Left-to-right merge type
Choose this merge type when it is important to preserve the order of inputs. For example, if you are reading from several lookup tables but want to give priority to entries in the left-most tables, you would use Merge with a Left-to-right setting, so that all of the left input records come first. Don't use the Left-to-right merge type unless you need it, because it will cause everything on the non-leftmost inputs to wait or spool to disk while the leftmost input is processed. This uses a lot of extra temp space and reduces performance. Choosing a merge type other than left-to-right will greatly reduce temp space usage.
Greedy merge type
Also termed an "unordered union." Use this technique when you want the best performance and don't care about record order (either record order doesn't matter, or you're going to re-sort it later anyway). The Greedy merge will read whatever records are available from any input and reduces the tendency for some inputs to wait for others. This is useful when records are split and recombined but aren't in any particular order.
Sequence merge type
Use this technique when you want good performance and need to keep records in strict order.

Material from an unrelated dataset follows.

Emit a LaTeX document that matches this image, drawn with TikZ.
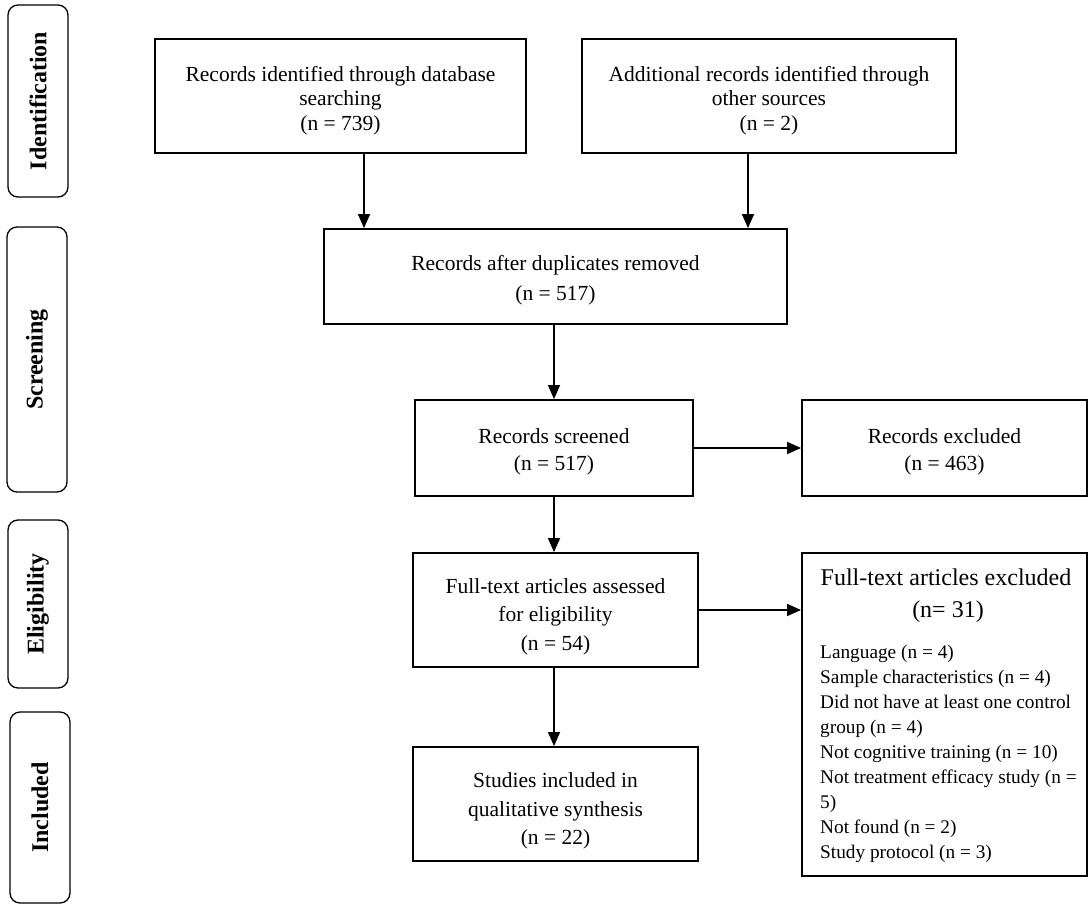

The Sequence merge keeps track of the next expected sequence number, and looks for that record on the inputs. You must assign the sequential numbers before they are split (using the Number Records tool or the Sequence tab of the Filter tool), so that the combined set of records has the correct set of sequence numbers. See sample project filter_merge_sequence for an example.
Sorted merge type
Use this merge type when you want to merge two or more record streams that are already sorted by some keys, but those keys aren't necessarily sequential. This avoids re-sorting the merged stream, increasing performance.
Round-robin merge type
Use this merge type when you want to merge record streams that were split using the Splitter tool with a round-robin split type. This is typically done to parallelize CPU-intensive processes like CASS. The round-robin merge type reverses the split.